┏━━

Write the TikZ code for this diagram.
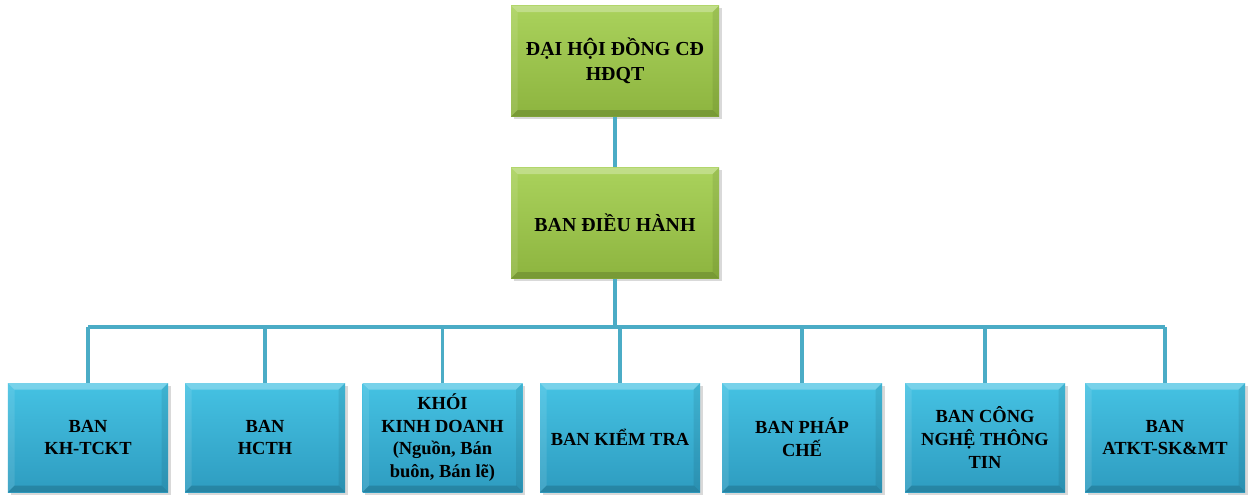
\documentclass[tikz,border=0pt]{standalone}
\usepackage{fontspec}
\setmainfont{Liberation Serif}
\usepackage{xcolor}
\usepackage{tikz}
\usetikzlibrary{positioning, shadows, arrows.meta}

\definecolor{greenTop}{HTML}{AAD25C}
\definecolor{greenBot}{HTML}{8DB43F}
\definecolor{blueTop}{HTML}{45C2E3}
\definecolor{blueBot}{HTML}{2E9CC0}
\definecolor{lineBlue}{HTML}{4BACC6}

\begin{document}
\begin{tikzpicture}[
    % GLOBAL CFG
    font=\fontsize{10.5}{13}\selectfont\bfseries,
    % Styles
    bevel/.style={% Raised edges of a box
        path picture={
            \coordinate (nw) at (path picture bounding box.north west);
            \coordinate (ne) at (path picture bounding box.north east);
            \coordinate (sw) at (path picture bounding box.south west);
            \coordinate (se) at (path picture bounding box.south east);
            \fill[white, opacity=.28] (nw) -- (ne) -- ([shift={(-0.13,-0.13)}]ne) -- ([shift={(0.13,-0.13)}]nw) -- cycle;
            \fill[white, opacity=.10] (nw) -- ([shift={(0.13,-0.13)}]nw) -- ([shift={(0.13,0.13)}]sw) -- (sw) -- cycle;
            \fill[black, opacity=.08] (ne) -- (se) -- ([shift={(-0.13,0.13)}]se) -- ([shift={(-0.13,-0.13)}]ne) -- cycle;
            \fill[black, opacity=.15] (sw) -- (se) -- ([shift={(-0.13,0.13)}]se) -- ([shift={(0.13,0.13)}]sw) -- cycle;
            },
        },
    board/.style={% For the two green boxes on top
        rectangle,
        bevel,
        top color=greenTop,
        bottom color=greenBot,
        minimum width=4.16cm,
        minimum height=2.22cm,
        align=center,
        font=\fontsize{11.3}{14}\selectfont\bfseries,
        drop shadow={opacity=.3, shadow xshift=.05cm, shadow yshift=-.05cm},
        },
    dept/.style={% For the blue boxes in the bottom row
        rectangle,
        bevel,
        top color=blueTop,
        bottom color=blueBot,
        minimum width=3.2cm,
        minimum height=2.18cm,
        align=center,
        drop shadow={opacity=.3, shadow xshift=.05cm, shadow yshift=-.05cm},
        },
    link/.style={% Connectors
        draw=lineBlue,
        line width=2.2pt,
        },
    ]

    \useasboundingbox (0,0) rectangle (25,-9.9);

    % Top of the tree
    \node [board] (dhcd) at (12.3,-1.22) {ĐẠI HỘI ĐỒNG CĐ\\HĐQT};
    \node [board] (bdh) at (12.3,-4.46) {BAN ĐIỀU HÀNH};

    % Bottom row
    \node [dept] (kh) at (1.76,-8.75) {BAN\\KH-TCKT};
    \node [dept] (hc) at (5.3,-8.75) {BAN\\HCTH};
    \node [dept] (kd) at (8.85,-8.75) {KHÓI\\KINH DOANH\\(Nguồn, Bán\\buôn, Bán lẽ)};
    \node [dept] (kt) at (12.4,-8.75) {BAN KIỂM TRA};
    \node [dept] (pc) at (16.04,-8.75) {BAN PHÁP\\CHẾ};
    \node [dept] (it) at (19.7,-8.75) {BAN CÔNG\\NGHỆ THÔNG\\TIN};
    \node [dept] (at) at (23.3,-8.75) {BAN\\ATKT-SK\&MT};

    % Connectors
    \coordinate (bus) at (12.3,-6.54);
    \draw [link] (dhcd) -- (bdh);
    \draw [link] (bdh) -- (bus);
    \draw [link] (kh.north |- bus) -- (at.north |- bus);
    \foreach \d in {kh,hc,kd,kt,pc,it,at}
        \draw [link] (\d.north |- bus) -- (\d.north);

\end{tikzpicture}
\end{document}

┗━━

*Exercise directions*
Repeat verbatim all the material, but not the pictures.

*Final result*
Write the TikZ code for this diagram.
\documentclass[tikz,border=0pt]{standalone}
\usepackage{fontspec}
\setmainfont{Liberation Serif}
\usepackage{xcolor}
\usepackage{tikz}
\usetikzlibrary{positioning, shadows, arrows.meta}

\definecolor{greenTop}{HTML}{AAD25C}
\definecolor{greenBot}{HTML}{8DB43F}
\definecolor{blueTop}{HTML}{45C2E3}
\definecolor{blueBot}{HTML}{2E9CC0}
\definecolor{lineBlue}{HTML}{4BACC6}

\begin{document}
\begin{tikzpicture}[
    % GLOBAL CFG
    font=\fontsize{10.5}{13}\selectfont\bfseries,
    % Styles
    bevel/.style={% Raised edges of a box
        path picture={
            \coordinate (nw) at (path picture bounding box.north west);
            \coordinate (ne) at (path picture bounding box.north east);
            \coordinate (sw) at (path picture bounding box.south west);
            \coordinate (se) at (path picture bounding box.south east);
            \fill[white, opacity=.28] (nw) -- (ne) -- ([shift={(-0.13,-0.13)}]ne) -- ([shift={(0.13,-0.13)}]nw) -- cycle;
            \fill[white, opacity=.10] (nw) -- ([shift={(0.13,-0.13)}]nw) -- ([shift={(0.13,0.13)}]sw) -- (sw) -- cycle;
            \fill[black, opacity=.08] (ne) -- (se) -- ([shift={(-0.13,0.13)}]se) -- ([shift={(-0.13,-0.13)}]ne) -- cycle;
            \fill[black, opacity=.15] (sw) -- (se) -- ([shift={(-0.13,0.13)}]se) -- ([shift={(0.13,0.13)}]sw) -- cycle;
            },
        },
    board/.style={% For the two green boxes on top
        rectangle,
        bevel,
        top color=greenTop,
        bottom color=greenBot,
        minimum width=4.16cm,
        minimum height=2.22cm,
        align=center,
        font=\fontsize{11.3}{14}\selectfont\bfseries,
        drop shadow={opacity=.3, shadow xshift=.05cm, shadow yshift=-.05cm},
        },
    dept/.style={% For the blue boxes in the bottom row
        rectangle,
        bevel,
        top color=blueTop,
        bottom color=blueBot,
        minimum width=3.2cm,
        minimum height=2.18cm,
        align=center,
        drop shadow={opacity=.3, shadow xshift=.05cm, shadow yshift=-.05cm},
        },
    link/.style={% Connectors
        draw=lineBlue,
        line width=2.2pt,
        },
    ]

    \useasboundingbox (0,0) rectangle (25,-9.9);

    % Top of the tree
    \node [board] (dhcd) at (12.3,-1.22) {ĐẠI HỘI ĐỒNG CĐ\\HĐQT};
    \node [board] (bdh) at (12.3,-4.46) {BAN ĐIỀU HÀNH};

    % Bottom row
    \node [dept] (kh) at (1.76,-8.75) {BAN\\KH-TCKT};
    \node [dept] (hc) at (5.3,-8.75) {BAN\\HCTH};
    \node [dept] (kd) at (8.85,-8.75) {KHÓI\\KINH DOANH\\(Nguồn, Bán\\buôn, Bán lẽ)};
    \node [dept] (kt) at (12.4,-8.75) {BAN KIỂM TRA};
    \node [dept] (pc) at (16.04,-8.75) {BAN PHÁP\\CHẾ};
    \node [dept] (it) at (19.7,-8.75) {BAN CÔNG\\NGHỆ THÔNG\\TIN};
    \node [dept] (at) at (23.3,-8.75) {BAN\\ATKT-SK\&MT};

    % Connectors
    \coordinate (bus) at (12.3,-6.54);
    \draw [link] (dhcd) -- (bdh);
    \draw [link] (bdh) -- (bus);
    \draw [link] (kh.north |- bus) -- (at.north |- bus);
    \foreach \d in {kh,hc,kd,kt,pc,it,at}
        \draw [link] (\d.north |- bus) -- (\d.north);

\end{tikzpicture}
\end{document}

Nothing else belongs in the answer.